Issue # 123
Robert Edison Sandiford
What Love Is To Cooking
Pig Tails 'n' Breadfruit: Rituals of Slave Food by Austin Clarke (Random House Canada, 248 pp., paperback).
In Austin Clarke's delectable Pig Tails 'n' Breadfruit: Rituals of Slave Food (Random House Canada, 248 pp., paperback), reflections of food often turn to women: "'My mother does-cook sweet-sweet-sweet,' I used to tell my friends," writes Clarke in his introduction. "The older boys, with more learned references and wider experiences, talked about a different kind of 'sweetness.'" As he later offers alongside Oxtails with Mushrooms and Rice: "Making food is no different from making love. Axe any woman who know anything 'bout cooking!"
These are just two of the many tasty asides the celebrated author of The Origin of Waves and Nine Men Who Laughed serves up in this memoir. A Barbadian who emigrated to Canada almost 50 years ago at the age of 21, he finds them as natural as fresh thyme.
Pig Tails 'n' Breadfruit, though dedicated "to Clifton Arthur Luke, my brother, who knows more about cooking," is really a tribute to Clarke's 81 (or 91)-year-old mother. "Food to her, as to me, is something very special, almost supernatural."
It is possible to fault the accuracy of Clarke's memory when he says Pudding and Souse is "served cold" (the sweet-potato-stuffed belly and pickled pork are served at room temperature - hot or warm if you must - but never cold), or when he calls them "the national dish o' Barbados" (that honour belongs to flying fish and cou-cou). His sentiments, however, are as genuine as his love for his mother and food. Good sense - and taste - in the kitchen are just that, whether talking about his mother's own in the '30s or '40s, or his.

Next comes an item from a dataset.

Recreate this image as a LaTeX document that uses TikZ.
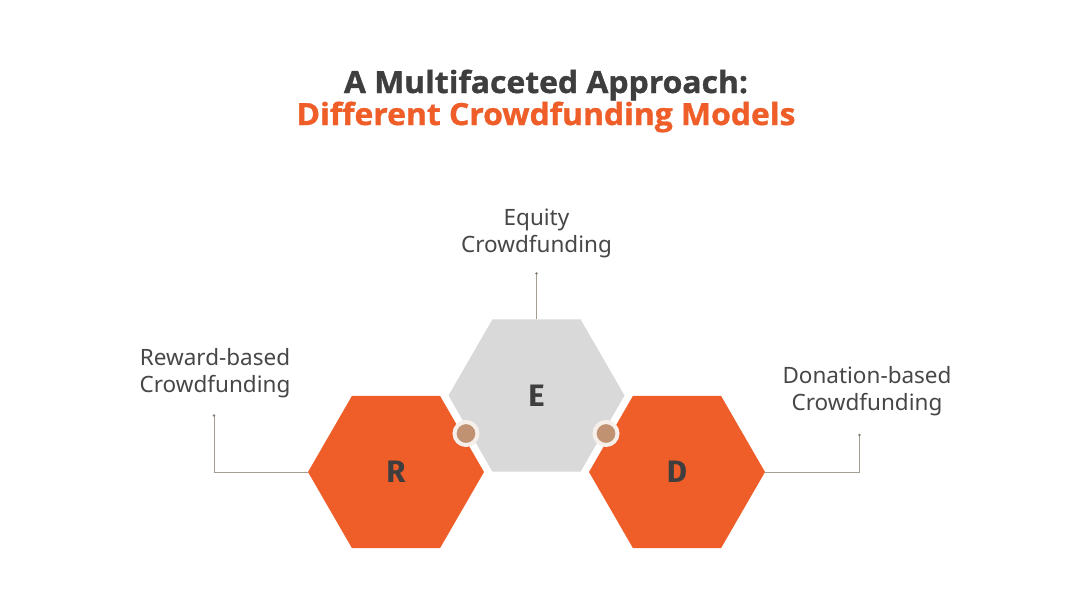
\documentclass[tikz,border=0pt]{standalone}
\usepackage{fontspec}
\setmainfont{Noto Sans}
\newfontfamily\titlefont{Open Sans}[BoldFeatures={FakeStretch=1.045,FakeBold=1.2}]
\newfontfamily\hexfont{Fira Sans}
\usetikzlibrary{shapes.geometric}
\definecolor{orng}{HTML}{EF5E29}
\definecolor{hexgray}{HTML}{D9D9D9}
\definecolor{darktxt}{HTML}{3E3E3E}
\definecolor{labeltxt}{HTML}{474747}
\definecolor{connc}{HTML}{A39D92}
\definecolor{dotc}{HTML}{C09272}
\definecolor{ringc}{HTML}{F6EFEA}
\tikzset{
  hexbox/.style={regular polygon, regular polygon sides=6, minimum size=176pt, inner sep=0pt, outer sep=0pt, font=\hexfont\bfseries\fontsize{31}{31}\selectfont, text=darktxt},
  conn/.style={draw=connc, line width=0.8pt},
  enddot/.style={circle, fill=connc!80!black, inner sep=0pt, minimum size=2.6pt},
  lbl/.style={align=center, anchor=base, text=labeltxt, font=\fontsize{22.5}{26.5}\selectfont},
  ttl/.style={anchor=base, font=\titlefont\bfseries\fontsize{30.5}{32}\selectfont},
  joint/.style={circle, fill=dotc, draw=ringc, line width=4pt, minimum size=23pt, inner sep=0pt}
}
\begin{document}
\begin{tikzpicture}[x=1pt,y=-1pt]
\useasboundingbox (0,0) rectangle (1092,614);
\fill[white] (0,0) rectangle (1092,614);
% title
\node[ttl, text=darktxt] (title1) at (546,93) {A Multifaceted Approach:};
\node[ttl, text=orng] (title2) at (546,125) {Different Crowdfunding Models};
% hexagons
\node[hexbox, fill=orng] (R) at (396,472) {R};
\node[hexbox, fill=hexgray] (E) at (536.5,395.5) {E};
\node[hexbox, fill=orng] (D) at (677,472) {D};
% joints
\node[joint] (j1) at (466,433.5) {};
\node[joint] (j2) at (606,433.5) {};
% connector end points
\coordinate (eR) at (214,415.5);
\coordinate (eE) at (536.5,273.5);
\coordinate (eD) at (859.5,435);
\draw[conn] (R.west) -| (eR);
\draw[conn] (E.north) -- (eE);
\draw[conn] (D.east) -| (eD);
\node[enddot] (dR) at (eR) {};
\node[enddot] (dE) at (eE) {};
\node[enddot] (dD) at (eD) {};
% labels
\node[lbl] (lE) at (536.5,252) {Equity\\Crowdfunding};
\node[lbl] (lR) at (215,392) {Reward-based\\Crowdfunding};
\node[lbl] (lD) at (867,410) {Donation-based\\Crowdfunding};
\end{tikzpicture}
\end{document}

So expect no measurements here: no cups or teaspoons. It's all a sprinkle of this, a splash of that; about seasoning (salt and peper and the like) to taste, or within healthy limits. These are a people's "ways of cooking," "originated in the days of economizing and slavery - two powerful factors in any consideration of Barbadian culture and folklore."
In clear Bajan dialect, recipes like Bakes and Chicken Austentations - and the stories surrounding his enjoyment of them - are related. For the culinary (and cultural) neophyte, Clarke makes the distinction between soul food and slave food: "Slave food doesn't have a damn thing to do with the soul or with 'black is beautiful.' It has everything to do with the belly."
But Clarke shows there's more to a meal made by "Wessindians" than its preparation. There is history, politics, myth, religion, class, art, great humour, and even sport. Clarke has an informal way of writing about food that is nonetheless reverent. It has earned him a James Beard Foundation nomination for one of its prestigious culinary awards. Reading Pig Tails 'n' Breadfruit is like a long, pleasant evening spent in his kitchen and company, listening to some good calypso, firing a rum or two, talking about this and that; laughing a lot and eating just as much. Proving without a doubt that what reflection is to writing, love is to cooking: essential.